Pariser’s study showed that the echo chamber is clearly harmful to the public’s awareness of important issues, as it actually limits who can discover information about certain current events. Further, situations where people are only exposed to information that reinforces their current beliefs causes polarization, because individuals become more convinced of their correctness when they are not seeing a diverse set of expert opinions.
However, the risk that these algorithms pose is that they effectively filter out search results that are not in accord with a user’s current viewpoint. For example, Eli Pariser, the author of "The Filter Bubble," shows in his TED talk how people with differing political views are shown radically different results for exactly the same Google search. In one study, Pariser asked two people to search for the term “Egypt” at exactly the same time. In his words:
“I asked a bunch of friends to Google "Egypt" and to send me screenshots of what they got… you don't even have to read the links to see how different these two pages are. But when you do read the links, it's really quite remarkable. Daniel didn't get anything about the protests in Egypt at all in his first page of Google results. Scott's results were full of them. And this was the big story of the day at that time. That's how different these results are becoming.”
In particular, this is troublesome because we are unable to tell when we are caught up in it—for example, there is no way to totally “uncustomize” a Google search. Further, Pariser warns this study is not an anomaly and that the echo effect is more even widespread than we would imagine. According to him,
“It’s not just Google and Facebook either. This is something that's sweeping the Web. There are a whole host of companies that are doing this kind of personalization. Yahoo News, the biggest news site on the Internet, is now personalized--different people get different things. Huffington Post, the Washington Post, the New York Times—all flirting with personalization in various ways. And this moves us very quickly toward a world in which the Internet is showing us what it thinks we want to see, but not necessarily what we need to see.”
Even Eric Schmidt, the executive chairman of Google, acknowledges the troubling implications of unavoidably tailored search, saying "[soon] it will be very hard for people to watch or consume something that has not in some sense been tailored for them."
Pariser’s study showed that the echo chamber is clearly harmful to the public’s awareness of important issues, as it actually limits who can discover information about certain current events. Further, situations where people are only exposed to information that reinforces their current beliefs causes polarization, because individuals become more convinced of their correctness when they are not seeing a diverse set of expert opinions.
Why the echo chamber effect is not so bad
While the echo chamber effect is certainly troubling, it is not a new problem to the media industry. In the past, there have always been gatekeepers of information, specifically publication editors or new show hosts, who had the job of curating what content was appropriate for their audiences to see.
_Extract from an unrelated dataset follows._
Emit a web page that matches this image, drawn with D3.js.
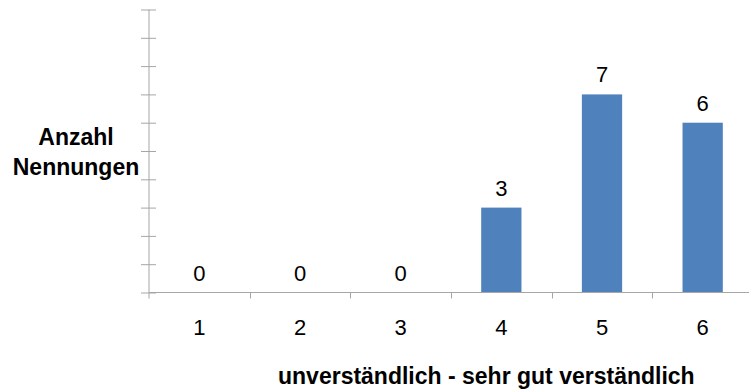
<!DOCTYPE html>
<html>
<head>
<meta charset="utf-8">
<script src="https://cdn.jsdelivr.net/npm/d3@7"></script>
<style>
  html, body { margin: 0; padding: 0; background: #fff; }
  text { font-family: "Liberation Sans", Arial, sans-serif; fill: #000; }
</style>
</head>
<body>
<svg id="chart" width="749" height="391"></svg>
<script>
// Ratings 1..6 and the number of mentions for each
const categories = ["1", "2", "3", "4", "5", "6"];
const counts = [0, 0, 0, 3, 7, 6];
const yTicks = [0, 1, 2, 3, 4, 5, 6, 7, 8, 9, 10];
const yTitle = ["Anzahl", "Nennungen"];
const xTitle = "unverständlich - sehr gut verständlich";

const svg = d3.select("#chart");
const plotLeft = 149, plotRight = 753, plotTop = 9.5, plotBottom = 292.5;
const axisColor = "#a6a6a6";

const x = d3.scaleBand().domain(categories).range([plotLeft, plotRight])
  .paddingInner(0.6).paddingOuter(0.3);
const xEdges = d3.scaleLinear().domain([0, categories.length]).range([plotLeft, plotRight]);
const y = d3.scaleLinear().domain([0, 10]).range([plotBottom, plotTop]);

// Bars
svg.append("g").selectAll("rect")
  .data(categories.map((c, i) => ({ c, v: counts[i] })))
  .join("rect")
  .attr("x", d => x(d.c))
  .attr("width", x.bandwidth())
  .attr("y", d => y(d.v))
  .attr("height", d => y(0) - y(d.v))
  .attr("fill", "#4f81bd");

// Y axis with ticks crossing the line
const yAxis = svg.append("g").attr("transform", `translate(${plotLeft},0)`)
  .call(d3.axisLeft(y).tickValues(yTicks).tickSize(8).tickFormat(""));
yAxis.select(".domain").remove();
yAxis.selectAll(".tick line").attr("x1", -8).attr("x2", 7).attr("stroke", axisColor);
svg.append("line").attr("x1", plotLeft).attr("x2", plotLeft)
  .attr("y1", y(10)).attr("y2", plotBottom + 6).attr("stroke", axisColor);

// X axis: baseline and ticks at category boundaries
svg.append("line").attr("x1", plotLeft).attr("x2", 749)
  .attr("y1", plotBottom).attr("y2", plotBottom).attr("stroke", axisColor);
svg.append("g").selectAll("line")
  .data(d3.range(1, categories.length + 1))
  .join("line")
  .attr("x1", d => Math.round(xEdges(d)) + 0.5).attr("x2", d => Math.round(xEdges(d)) + 0.5)
  .attr("y1", plotBottom).attr("y2", plotBottom + 6).attr("stroke", axisColor);

// Category labels
const xAxis = svg.append("g").attr("transform", `translate(0,${plotBottom})`)
  .call(d3.axisBottom(x).tickSize(0).tickPadding(0));
xAxis.select(".domain").remove();
xAxis.selectAll("text").attr("y", 42).attr("dy", null)
  .style("font-size", "22px").style("font-family", "Liberation Sans, Arial, sans-serif");

// Value labels
svg.append("g").selectAll("text")
  .data(categories.map((c, i) => ({ c, v: counts[i] })))
  .join("text")
  .attr("x", d => x(d.c) + x.bandwidth() / 2)
  .attr("y", d => y(d.v) - 12)
  .attr("text-anchor", "middle")
  .style("font-size", "22px")
  .text(d => d.v);

// Axis titles
svg.append("text").attr("text-anchor", "middle")
  .style("font-size", "23px").style("font-weight", "bold")
  .selectAll("tspan").data(yTitle).join("tspan")
  .attr("x", 76).attr("y", (d, i) => 145 + i * 30)
  .text(d => d);

svg.append("text").attr("x", 278).attr("y", 384)
  .attr("text-anchor", "start")
  .style("font-size", "23px").style("font-weight", "bold")
  .text(xTitle);
</script>
</body>
</html>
Several studies have confirmed that, with some exceptional cases, user consumption of news information is mostly passive. In other words, viewers tend to subscribe to certain viewing or reading habits (such as FOX news or The Economist), which become comfortable to them, and inevitably shape the variety of opinionated content that they are exposed to. One such study noted that:
“Those viewers who can be counted on to watch a news program are not at all drawn to their set from their various pursuits by the appeal of the program; for the main part they are already watching television at that hour, or disposed to watch it then, according to the audience research studies that networks have conducted over the years.”
Personalization algorithms have changed this existing paradigm by replacing the human gatekeepers of information with machines. Now, it is not a human editor who chooses what stories will appear on your Yahoo News page, but a machine-learning algorithm. This difference actually gives us some cause for optimism; as such learning algorithms are most importantly based on a user’s Internet history. Thus, once a user begins searching for opinions outside of their observed preference bubble (by, perhaps, clicking on a link to a controversial story sent to them by a friend with differing beliefs), that user’s future search results inevitably expand. Sharing across social networks, in this way, has the potential to leverage personalized search to break down the echo chamber effect. The takeaway of this is that whereas a machine gatekeeper of information is able to adapt to changing user preferences (and even encourage these changes by providing some limited but dramatic variation in the content served), a human gatekeeper, such as a FOX news host, would not be able to, because they would be choosing content for a larger audience with a relatively non-interactively defined set of preferences. In short, the echo chamber effect is rooted in the longstanding problem of perpetuating user consumption habits rather than personalization algorithms. For example, Facebook dispelled claims that it was instigating the echo chamber with its news feed personalization algorithms, by running study, which concluded that habituated user behaviors, and not the algorithms, were to blame for the lack of story diversity in user’s pages.
“Those viewers who can be counted on to watch a news program are not at all drawn to their set from their various pursuits by the appeal of the program; for the main part they are already watching television at that hour, or disposed to watch it then, according to the audience research studies that networks have conducted over the years.”
Personalization algorithms have changed this existing paradigm by replacing the human gatekeepers of information with machines. Now, it is not a human editor who chooses what stories will appear on your Yahoo News page, but a machine-learning algorithm. This difference actually gives us some cause for optimism; as such learning algorithms are most importantly based on a user’s Internet history. Thus, once a user begins searching for opinions outside of their observed preference bubble (by, perhaps, clicking on a link to a controversial story sent to them by a friend with differing beliefs), that user’s future search results inevitably expand. Sharing across social networks, in this way, has the potential to leverage personalized search to break down the echo chamber effect. The takeaway of this is that whereas a machine gatekeeper of information is able to adapt to changing user preferences (and even encourage these changes by providing some limited but dramatic variation in the content served), a human gatekeeper, such as a FOX news host, would not be able to, because they would be choosing content for a larger audience with a relatively non-interactively defined set of preferences. In short, the echo chamber effect is rooted in the longstanding problem of perpetuating user consumption habits rather than personalization algorithms. For example, Facebook dispelled claims that it was instigating the echo chamber with its news feed personalization algorithms, by running study, which concluded that habituated user behaviors, and not the algorithms, were to blame for the lack of story diversity in user’s pages.